I’m always glad to give some recognition to our young musicians whether or not they are planning to make the art the basis of their careers. With the spotlight shining on them at this time of the year, Barbara Elliott of Touchstone Communications tells me that the 2024 Top Security/Frank Maher Classical Music Award – valued at €5,000 and Ireland’s largest classical music competition for secondary schools – has been presented to pianist Ai Lin Sun (17) who studies at Dublin’s Institute of Education.
Earlier this month she was one of the six finalists at the Royal College of Physicians where her programme comprised two of Rakhmaninov’s Etude Tableaux and Beethoven’s Op 57 Appassionata Sonata.
The awards were created in 2001 by Top Security chairman Emmet O’Rafferty to honour the memory of his late music teacher Fr Frank Maher at Castleknock College. Commenting on the result Emmet O’Rafferty congratulated Ai Lin Sun and the other finalists for their excellent performances and reminded those present that Fr Maher’s passion for classical music inspired many students and that it was a privilege to support talented young musicians as they embark on their professional journeys.

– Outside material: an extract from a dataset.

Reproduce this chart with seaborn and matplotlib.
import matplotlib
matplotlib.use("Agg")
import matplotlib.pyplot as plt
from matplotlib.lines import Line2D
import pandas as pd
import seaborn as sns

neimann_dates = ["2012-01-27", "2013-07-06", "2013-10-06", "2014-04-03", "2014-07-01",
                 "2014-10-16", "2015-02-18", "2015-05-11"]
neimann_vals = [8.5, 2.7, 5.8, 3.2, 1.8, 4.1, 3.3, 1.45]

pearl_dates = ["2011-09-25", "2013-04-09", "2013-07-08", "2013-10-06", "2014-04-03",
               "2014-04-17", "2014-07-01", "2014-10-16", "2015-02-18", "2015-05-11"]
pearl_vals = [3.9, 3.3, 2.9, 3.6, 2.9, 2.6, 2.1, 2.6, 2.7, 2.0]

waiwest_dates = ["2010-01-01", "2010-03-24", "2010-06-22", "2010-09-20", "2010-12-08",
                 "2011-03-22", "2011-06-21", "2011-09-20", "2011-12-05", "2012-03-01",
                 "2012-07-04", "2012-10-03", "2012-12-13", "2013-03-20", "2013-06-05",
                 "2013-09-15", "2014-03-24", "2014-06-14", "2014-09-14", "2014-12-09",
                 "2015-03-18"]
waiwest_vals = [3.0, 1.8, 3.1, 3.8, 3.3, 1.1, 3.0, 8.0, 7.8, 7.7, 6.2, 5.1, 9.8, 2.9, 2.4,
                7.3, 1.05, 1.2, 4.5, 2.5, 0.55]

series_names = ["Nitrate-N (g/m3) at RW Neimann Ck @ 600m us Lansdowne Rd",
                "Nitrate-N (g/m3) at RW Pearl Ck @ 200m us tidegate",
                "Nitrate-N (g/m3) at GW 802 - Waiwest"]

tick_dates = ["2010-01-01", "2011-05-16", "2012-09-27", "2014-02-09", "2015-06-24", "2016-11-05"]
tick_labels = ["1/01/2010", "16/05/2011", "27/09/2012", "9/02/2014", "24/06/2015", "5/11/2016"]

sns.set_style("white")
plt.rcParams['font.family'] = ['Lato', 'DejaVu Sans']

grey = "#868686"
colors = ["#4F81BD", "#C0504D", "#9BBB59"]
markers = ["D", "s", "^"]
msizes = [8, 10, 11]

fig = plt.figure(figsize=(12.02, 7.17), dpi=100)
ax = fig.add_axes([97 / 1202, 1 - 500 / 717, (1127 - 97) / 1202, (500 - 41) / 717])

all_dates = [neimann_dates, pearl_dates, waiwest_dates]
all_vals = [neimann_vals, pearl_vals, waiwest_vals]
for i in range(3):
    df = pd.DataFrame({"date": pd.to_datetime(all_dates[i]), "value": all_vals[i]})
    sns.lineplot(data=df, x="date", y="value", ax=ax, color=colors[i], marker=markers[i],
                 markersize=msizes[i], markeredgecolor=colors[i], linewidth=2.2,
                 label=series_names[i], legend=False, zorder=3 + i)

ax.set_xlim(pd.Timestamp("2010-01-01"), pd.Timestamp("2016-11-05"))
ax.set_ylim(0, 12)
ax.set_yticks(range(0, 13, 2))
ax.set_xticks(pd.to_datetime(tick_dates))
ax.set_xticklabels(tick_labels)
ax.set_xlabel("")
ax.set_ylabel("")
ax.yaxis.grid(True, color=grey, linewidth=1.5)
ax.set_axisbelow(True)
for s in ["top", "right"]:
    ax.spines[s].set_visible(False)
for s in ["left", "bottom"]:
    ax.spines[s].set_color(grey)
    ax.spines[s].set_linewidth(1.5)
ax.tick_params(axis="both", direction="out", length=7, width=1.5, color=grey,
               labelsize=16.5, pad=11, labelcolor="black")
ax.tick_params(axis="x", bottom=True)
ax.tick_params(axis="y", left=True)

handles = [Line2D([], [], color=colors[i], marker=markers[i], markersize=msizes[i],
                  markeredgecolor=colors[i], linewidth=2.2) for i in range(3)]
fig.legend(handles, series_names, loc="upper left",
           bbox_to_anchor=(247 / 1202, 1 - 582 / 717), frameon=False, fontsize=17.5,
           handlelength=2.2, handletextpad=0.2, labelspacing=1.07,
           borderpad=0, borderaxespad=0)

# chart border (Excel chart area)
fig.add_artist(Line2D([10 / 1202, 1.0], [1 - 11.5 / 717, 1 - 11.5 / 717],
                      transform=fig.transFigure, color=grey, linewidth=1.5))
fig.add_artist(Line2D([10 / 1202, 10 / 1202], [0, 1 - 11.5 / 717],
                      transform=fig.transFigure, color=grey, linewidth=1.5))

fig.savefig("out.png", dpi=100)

The award, established in 2001 by Emmet O’Rafferty, chairman of the firm ‘Top Security’, honours Vincentian Fr Frank Maher (1929-1998), who taught music and other subjects at Castleknock College, Emmet O’Rafferty’s alma mater. Fr Maher was also music director of the college liturgy who demanded a high standard from the boys and usually attained it.

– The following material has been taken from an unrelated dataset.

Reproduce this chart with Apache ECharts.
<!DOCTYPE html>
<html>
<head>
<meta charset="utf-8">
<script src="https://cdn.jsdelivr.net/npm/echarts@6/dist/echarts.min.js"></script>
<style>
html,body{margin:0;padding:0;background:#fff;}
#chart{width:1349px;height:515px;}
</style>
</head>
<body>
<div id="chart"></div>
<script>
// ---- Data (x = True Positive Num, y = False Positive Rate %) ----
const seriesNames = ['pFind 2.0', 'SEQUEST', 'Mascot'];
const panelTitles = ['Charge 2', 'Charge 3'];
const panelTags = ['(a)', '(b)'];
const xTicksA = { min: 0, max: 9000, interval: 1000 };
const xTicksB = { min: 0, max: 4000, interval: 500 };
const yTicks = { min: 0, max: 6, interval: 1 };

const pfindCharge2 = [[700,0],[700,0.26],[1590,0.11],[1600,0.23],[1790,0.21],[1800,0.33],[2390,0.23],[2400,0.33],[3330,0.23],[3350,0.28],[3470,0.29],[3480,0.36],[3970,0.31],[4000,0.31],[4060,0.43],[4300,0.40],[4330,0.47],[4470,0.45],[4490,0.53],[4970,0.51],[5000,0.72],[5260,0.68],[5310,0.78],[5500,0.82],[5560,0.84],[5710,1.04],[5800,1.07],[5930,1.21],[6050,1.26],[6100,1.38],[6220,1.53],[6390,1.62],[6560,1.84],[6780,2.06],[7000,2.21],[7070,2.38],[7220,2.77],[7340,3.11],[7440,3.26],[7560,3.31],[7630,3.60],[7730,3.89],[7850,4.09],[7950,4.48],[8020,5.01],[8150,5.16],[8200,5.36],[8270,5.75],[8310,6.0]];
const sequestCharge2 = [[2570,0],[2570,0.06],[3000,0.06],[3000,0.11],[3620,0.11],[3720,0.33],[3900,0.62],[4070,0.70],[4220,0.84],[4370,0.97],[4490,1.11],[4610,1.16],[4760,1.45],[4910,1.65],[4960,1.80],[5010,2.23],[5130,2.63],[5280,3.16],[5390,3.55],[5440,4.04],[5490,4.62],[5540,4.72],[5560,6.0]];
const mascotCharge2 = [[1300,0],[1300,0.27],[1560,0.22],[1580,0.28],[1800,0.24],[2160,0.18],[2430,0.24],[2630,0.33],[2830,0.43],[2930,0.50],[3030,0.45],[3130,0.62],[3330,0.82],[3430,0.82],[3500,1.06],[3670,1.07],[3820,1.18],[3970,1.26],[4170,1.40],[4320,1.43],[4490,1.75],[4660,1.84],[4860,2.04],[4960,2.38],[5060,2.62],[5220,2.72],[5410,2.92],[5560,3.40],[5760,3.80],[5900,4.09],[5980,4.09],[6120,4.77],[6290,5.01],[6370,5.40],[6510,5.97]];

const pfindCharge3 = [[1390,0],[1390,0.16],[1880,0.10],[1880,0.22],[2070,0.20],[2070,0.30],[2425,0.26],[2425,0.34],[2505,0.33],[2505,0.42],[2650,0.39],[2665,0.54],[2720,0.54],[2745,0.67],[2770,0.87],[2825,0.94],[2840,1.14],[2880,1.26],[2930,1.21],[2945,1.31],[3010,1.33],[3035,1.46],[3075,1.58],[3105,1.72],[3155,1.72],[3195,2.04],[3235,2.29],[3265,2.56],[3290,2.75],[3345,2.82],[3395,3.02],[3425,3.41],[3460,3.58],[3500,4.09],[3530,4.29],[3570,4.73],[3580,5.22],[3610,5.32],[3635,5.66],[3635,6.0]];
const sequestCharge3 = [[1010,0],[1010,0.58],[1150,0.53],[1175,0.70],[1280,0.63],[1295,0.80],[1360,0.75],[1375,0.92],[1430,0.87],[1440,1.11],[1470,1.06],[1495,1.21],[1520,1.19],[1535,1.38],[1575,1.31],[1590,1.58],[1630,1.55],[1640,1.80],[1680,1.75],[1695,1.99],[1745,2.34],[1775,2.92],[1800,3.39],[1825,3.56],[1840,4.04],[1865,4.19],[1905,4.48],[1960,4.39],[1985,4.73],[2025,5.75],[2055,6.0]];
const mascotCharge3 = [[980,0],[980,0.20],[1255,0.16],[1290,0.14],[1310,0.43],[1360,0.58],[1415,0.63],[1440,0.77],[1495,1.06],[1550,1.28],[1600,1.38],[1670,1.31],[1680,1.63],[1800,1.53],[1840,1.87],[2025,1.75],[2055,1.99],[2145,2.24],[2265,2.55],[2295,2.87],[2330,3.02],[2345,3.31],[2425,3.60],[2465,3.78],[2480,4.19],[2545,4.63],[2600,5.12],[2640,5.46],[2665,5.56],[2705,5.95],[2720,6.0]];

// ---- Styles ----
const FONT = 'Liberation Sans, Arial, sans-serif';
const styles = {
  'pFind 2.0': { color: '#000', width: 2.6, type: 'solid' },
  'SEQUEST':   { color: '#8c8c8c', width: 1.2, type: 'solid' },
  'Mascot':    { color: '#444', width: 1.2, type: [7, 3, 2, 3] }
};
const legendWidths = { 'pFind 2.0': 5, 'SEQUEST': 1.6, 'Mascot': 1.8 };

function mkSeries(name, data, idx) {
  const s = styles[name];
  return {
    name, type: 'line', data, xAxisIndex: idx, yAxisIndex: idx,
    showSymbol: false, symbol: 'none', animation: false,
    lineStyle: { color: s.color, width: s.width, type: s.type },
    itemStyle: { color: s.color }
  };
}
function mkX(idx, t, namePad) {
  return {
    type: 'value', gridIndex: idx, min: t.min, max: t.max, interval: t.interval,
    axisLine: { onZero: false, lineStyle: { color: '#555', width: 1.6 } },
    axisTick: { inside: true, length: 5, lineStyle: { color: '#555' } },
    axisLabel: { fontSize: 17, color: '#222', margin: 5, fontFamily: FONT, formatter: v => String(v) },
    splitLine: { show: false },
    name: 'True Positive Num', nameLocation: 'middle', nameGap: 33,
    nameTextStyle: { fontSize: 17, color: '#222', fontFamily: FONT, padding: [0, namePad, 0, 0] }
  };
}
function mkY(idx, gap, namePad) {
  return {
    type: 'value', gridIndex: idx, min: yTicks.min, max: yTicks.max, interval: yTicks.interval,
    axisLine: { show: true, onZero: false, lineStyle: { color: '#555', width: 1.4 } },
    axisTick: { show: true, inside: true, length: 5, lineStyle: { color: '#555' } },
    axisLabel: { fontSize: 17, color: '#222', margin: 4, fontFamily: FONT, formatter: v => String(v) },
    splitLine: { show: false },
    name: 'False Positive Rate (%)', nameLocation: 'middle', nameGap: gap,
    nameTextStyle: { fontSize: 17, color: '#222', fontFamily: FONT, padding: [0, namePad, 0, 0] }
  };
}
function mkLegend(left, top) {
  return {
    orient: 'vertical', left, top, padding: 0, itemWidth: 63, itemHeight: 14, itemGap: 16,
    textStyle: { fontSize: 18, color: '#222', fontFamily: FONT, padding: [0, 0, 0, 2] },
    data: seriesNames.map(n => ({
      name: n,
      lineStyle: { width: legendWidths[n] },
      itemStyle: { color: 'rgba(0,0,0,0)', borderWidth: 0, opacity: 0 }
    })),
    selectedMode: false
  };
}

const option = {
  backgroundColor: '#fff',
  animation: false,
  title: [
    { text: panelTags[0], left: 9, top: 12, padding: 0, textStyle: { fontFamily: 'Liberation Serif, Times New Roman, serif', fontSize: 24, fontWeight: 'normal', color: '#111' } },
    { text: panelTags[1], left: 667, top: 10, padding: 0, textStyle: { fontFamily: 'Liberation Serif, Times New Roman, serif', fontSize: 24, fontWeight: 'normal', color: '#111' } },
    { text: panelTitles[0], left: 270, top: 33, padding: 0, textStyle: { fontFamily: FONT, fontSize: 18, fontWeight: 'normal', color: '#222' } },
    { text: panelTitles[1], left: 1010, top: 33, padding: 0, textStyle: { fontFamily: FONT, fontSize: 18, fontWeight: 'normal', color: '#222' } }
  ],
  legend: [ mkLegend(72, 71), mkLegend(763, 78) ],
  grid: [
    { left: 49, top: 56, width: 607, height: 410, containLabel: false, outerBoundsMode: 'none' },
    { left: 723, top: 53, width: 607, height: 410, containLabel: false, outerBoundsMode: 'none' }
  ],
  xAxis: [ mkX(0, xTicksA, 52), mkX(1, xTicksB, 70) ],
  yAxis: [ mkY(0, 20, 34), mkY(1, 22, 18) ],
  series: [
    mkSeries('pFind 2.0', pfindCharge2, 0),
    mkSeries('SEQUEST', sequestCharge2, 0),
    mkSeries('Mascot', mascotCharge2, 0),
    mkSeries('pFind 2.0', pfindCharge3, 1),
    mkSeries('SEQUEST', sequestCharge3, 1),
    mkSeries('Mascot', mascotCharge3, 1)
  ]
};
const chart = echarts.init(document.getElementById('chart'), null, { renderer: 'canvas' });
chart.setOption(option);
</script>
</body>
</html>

The awards’ aim, by the way, is to ‘showcase outstanding young musical talent in Irish schools and is open to sixth year post-primary students of strings, woodwind, brass and piano. The €5,000 top prize must be used to attend a place of recognised tuition, a course of study in Ireland or abroad or on a purchase necessary for the development of their talent’. Ai Lin Sun plans using her prize money to take part in international music competitions.
The judging panel comprised Dr Gerard Gillen, emeritus professor of music at Maynooth University, internationally famed Dublin-born classical pianist Veronica McSwiney and Wolfgang Klos, professor of viola at the University of Music and the Performing Arts in Vienna.
Commenting on Ai Lin Sun’s performances, Dr Gillen said ‘she made a compelling impression with her combination of outstanding technical skill and expansive range of emotional expression that made for performances that were rich in colour, excitement, and imaginative insight. She is clearly a performer whose future will be followed with the keenest interest’.
The other finalists, who each received a bursary of €500, were violinists Maedhbh Ní Chathasaigh (18), Ballincollig, Co Cork and Chloe O’Connor (18), Donnybrook, Dublin; cellist Oscar Casey (18), Douglas, Cork and pianists Aidan Keane (17), Trim, Co Meath and Amhlaoibh Ó Siocháin Ó Beoláin (18), Glanmire, Co Cork. Last year’s winner, Joe O’Grady, is now studying music as part of his bachelor’s degree at Harvard University in Massachusetts.
Some of the previous winners went on to other prestigious schools in New York, Vienna, Berlin, Hamburg and London.